The slope of a line that is perpendicular to another will have an opposite-reciprocal slope. So, if the slope was -2, then the perpendicular slope would be
`(1)/(2)` .

`y=-5x+11`

This is written in slope-intercept form:

`y=mx+b`

m is the slope and b is the y-intercept. Find the opposite-reciprocal of the slope, -5:

`y=(1)/(5) x+b`

Now we need to find the y-intercept.
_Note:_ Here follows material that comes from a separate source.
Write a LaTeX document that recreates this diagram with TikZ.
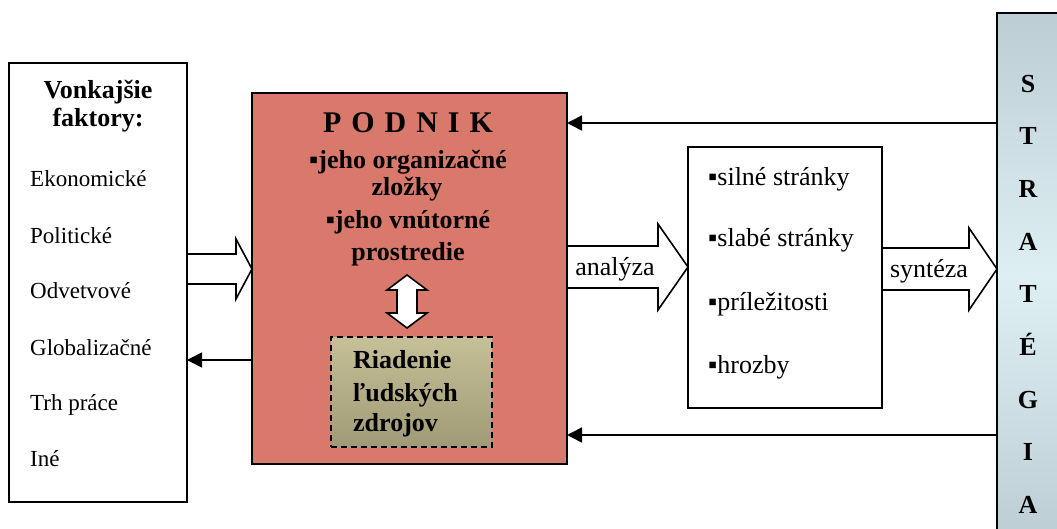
\documentclass[tikz,border=0pt]{standalone}
\usepackage{fontspec}
\setmainfont{Liberation Serif}
\usetikzlibrary{arrows.meta,calc}
\definecolor{podnikfill}{RGB}{216,121,108}
\definecolor{hrtop}{RGB}{198,192,152}
\definecolor{hrbot}{RGB}{160,154,118}
\definecolor{stedge}{RGB}{188,206,212}
\definecolor{stmid}{RGB}{222,239,244}
\tikzset{
  box/.style={draw=black, line width=1.6pt, inner sep=0pt, outer sep=0pt},
  txt/.style={inner sep=0pt, text height=0.7em, text depth=0.22em, yshift=-6pt, font=\fontsize{26}{30}\selectfont},
  txtsm/.style={inner sep=0pt, text height=0.7em, text depth=0.22em, yshift=-6pt, font=\fontsize{23}{27}\selectfont},
  btxt/.style={txt, font=\fontsize{26}{30}\selectfont\bfseries},
  hollow/.style={draw=black, fill=white, line width=1.6pt, line join=miter},
  thin/.style={draw=black, line width=1.6pt, -{Triangle[length=15pt,width=15pt]}},
}
\begin{document}
\begin{tikzpicture}[x=1pt,y=-1pt]
\useasboundingbox (0,0) rectangle (1057,529);

% boxes
\node[box, fill=white, minimum width=178pt, minimum height=439pt] (ext) at (98,282.5) {};
\node[box, fill=podnikfill, minimum width=315pt, minimum height=371pt] (podnik) at (409.5,278.5) {};
\node[box, dashed, dash pattern=on 6pt off 4pt, top color=hrtop, bottom color=hrbot, minimum width=161pt, minimum height=110pt] (hr) at (411.5,392) {};
\node[box, fill=white, minimum width=194pt, minimum height=261pt] (swot) at (785,277.5) {};
\node[box, top color=stedge, bottom color=stedge, middle color=stmid, minimum width=73pt, minimum height=527pt] (strat) at (1033.5,276.5) {};

% external factors
\node[btxt] (v1) at (98,90) {Vonkajšie};
\node[btxt] (v2) at (98,118) {faktory:};
\node[txtsm, anchor=west] (f1) at (30,178) {Ekonomické};
\node[txtsm, anchor=west] (f2) at (30,235) {Politické};
\node[txtsm, anchor=west] (f3) at (30,290) {Odvetvové};
\node[txtsm, anchor=west] (f4) at (30,347) {Globalizačné};
\node[txtsm, anchor=west] (f5) at (30,402) {Trh práce};
\node[txtsm, anchor=west] (f6) at (30,458) {Iné};

% podnik texts
\node[txt, font=\fontsize{30}{34}\selectfont\bfseries] (p0) at (408,124) {P\,\,O\,\,D\,\,N\,\,I\,\,K};
\node[btxt] (p1) at (408,160) {▪jeho organizačné};
\node[btxt] (p2) at (407,187) {zložky};
\node[btxt] (p3) at (408,220) {▪jeho vnútorné};
\node[btxt] (p4) at (408,252) {prostredie};

% HR texts
\node[btxt, anchor=west] (r1) at (353,360) {Riadenie};
\node[btxt, anchor=west] (r2) at (353,393) {ľudských};
\node[btxt, anchor=west] (r3) at (353,423) {zdrojov};

% SWOT
\node[txt, anchor=west] (s1) at (708,177) {▪silné stránky};
\node[txt, anchor=west] (s2) at (708,238) {▪slabé stránky};
\node[txt, anchor=west] (s3) at (708,302) {▪príležitosti};
\node[txt, anchor=west] (s4) at (708,365) {▪hrozby};

% strategy letters
\foreach \l [count=\i] in {S,T,R,A,T,É,G,I,A}{
  \node[btxt] (st\i) at (1028,{84+52.6*(\i-1)}) {\l};
}

% double arrow between podnik text and HR box
\coordinate (dt) at (407,275);
\coordinate (db) at (407,328);
\draw[hollow] (dt) -- ($(dt)+(20,15)$) -- ($(dt)+(10,15)$) -- ($(db)+(10,-15)$) -- ($(db)+(20,-15)$)
  -- (db) -- ($(db)+(-20,-15)$) -- ($(db)+(-10,-15)$) -- ($(dt)+(-10,15)$) -- ($(dt)+(-20,15)$) -- cycle;

% hollow arrow ext -> podnik
\coordinate (aS) at (ext.east |- 0,269);
\coordinate (aT) at (podnik.west |- 0,269);
\draw[hollow] ($(aS)+(0,-15)$) -- ($(aT)+(-16,-15)$) -- ($(aT)+(-16,-30)$) -- (aT)
  -- ($(aT)+(-16,30)$) -- ($(aT)+(-16,15)$) -- ($(aS)+(0,15)$) -- cycle;

% analyza arrow
\coordinate (bS) at (podnik.east |- 0,267);
\coordinate (bT) at (swot.west |- 0,267);
\draw[hollow] ($(bS)+(0,-21)$) -- ($(bT)+(-30,-21)$) -- ($(bT)+(-30,-43)$) -- (bT)
  -- ($(bT)+(-30,43)$) -- ($(bT)+(-30,21)$) -- ($(bS)+(0,21)$) -- cycle;
\node[txt] (an) at (615,267) {analýza};

% synteza arrow
\coordinate (cS) at (swot.east |- 0,269);
\coordinate (cT) at (strat.west |- 0,269);
\draw[hollow] ($(cS)+(0,-21)$) -- ($(cT)+(-28,-21)$) -- ($(cT)+(-28,-41)$) -- (cT)
  -- ($(cT)+(-28,41)$) -- ($(cT)+(-28,21)$) -- ($(cS)+(0,21)$) -- cycle;
\node[txt] (sy) at (929,269) {syntéza};

% thin arrows
\draw[thin] (strat.west |- 0,123) -- (podnik.east |- 0,123);
\draw[thin] (strat.west |- 0,435) -- (podnik.east |- 0,435);
\draw[thin] (podnik.west |- 0,360) -- (ext.east |- 0,360);
\end{tikzpicture}
\end{document}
For this, substitute the given points for its appropriate value:

`(3_(x),3_(y))\\\\3=(1)/(5)(3)+b`

Solve for b:

Simplify multiplication:

`(1)/(5)*(3)/(1)=(3)/(5)`

Insert:

`3=(3)/(5)+b`

Subtract b from both sides:

`3-b=(3)/(5)+b-b\\\\3-b=(3)/(5)`

Subtract 3 from both sides:

`3-3-b=(3)/(5)-3\\\\-b=(3)/(5)-3`

Simplify subtraction:

`(3)/(5)-3\\\\(3)/(5)-(3)/(1)\\\\(3)/(5)-(15)/(5)=-(12)/(5)`

Insert:

`-b=-(12)/(5)`

Multiply both sides by - 1 to simplify b (it can be seen as -1b):

`-b*(-1)=-(12)/(5)*(-1)\\\\b=(12)/(5)`

Insert:

`y=(1)/(5)x+(12)/(5)`

:Done